In 1979, Nelly left the United States when she was offered a role at the Conservatory of Tolima in Columbia. She later said that this was a turning point in her musical career, as she learnt about Latin American music. She became conductor of the group Los Coro de Tolimo, and won the Concurso Polifomico Internacional Award in 1980 with the group Coro Ibague. The couple moved once again in 1982, back to the United States where they lived in New York City. They had difficulty finding work, and Nelly took up work cleaning houses. After attending an Italian poetry reading, she offered to accompany a tenor on the piano and the duo began to play together in night clubs and restaurants.

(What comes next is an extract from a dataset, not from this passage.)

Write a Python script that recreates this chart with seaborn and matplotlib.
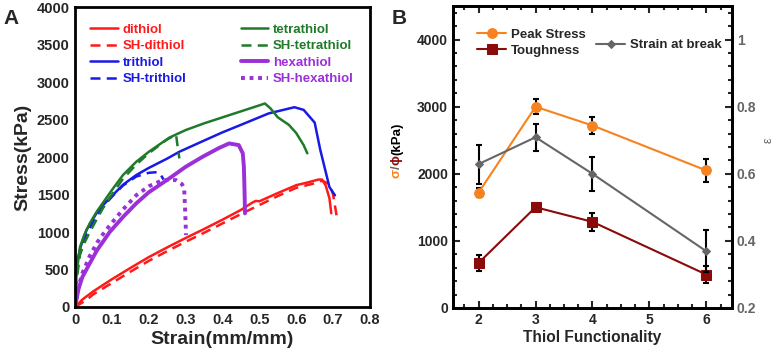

Through a contact in the Americas Society, Nelly's details were passed to choral director Hugh Ross, who hired her as a singer. As a result, she founded a vocal group which later became Americas Vocal Ensemble. In 1982, the group recorded some works of Colombian composer Luis Antonio Escobar, who wrote a note for the cover of Las Cantatas Madrigales praising Nelly's interpretation. The group went on to release several further albums, including Opus One: Americas Vocal Ensemble Performs the Music of Joel Wallach, Music of the Americas and Hispanic Christmas Collection. As a result of this work, Nelly began to conduct other groups, including the United Nations Singers. Along with her work with the group, Nelly became a teacher at the Bloomingdale School of Music on the Upper West Side in 1982. She went on to work at the Friends Seminary between 1985 and 1990, and later at Columbia University. She has since become the Director of the Conservatory Chorale at the Brooklyn Conservatory of Music. In 1993, her biography was included in the book Notable Hispanic American Woman by Diane Telgen and Jim Kamp.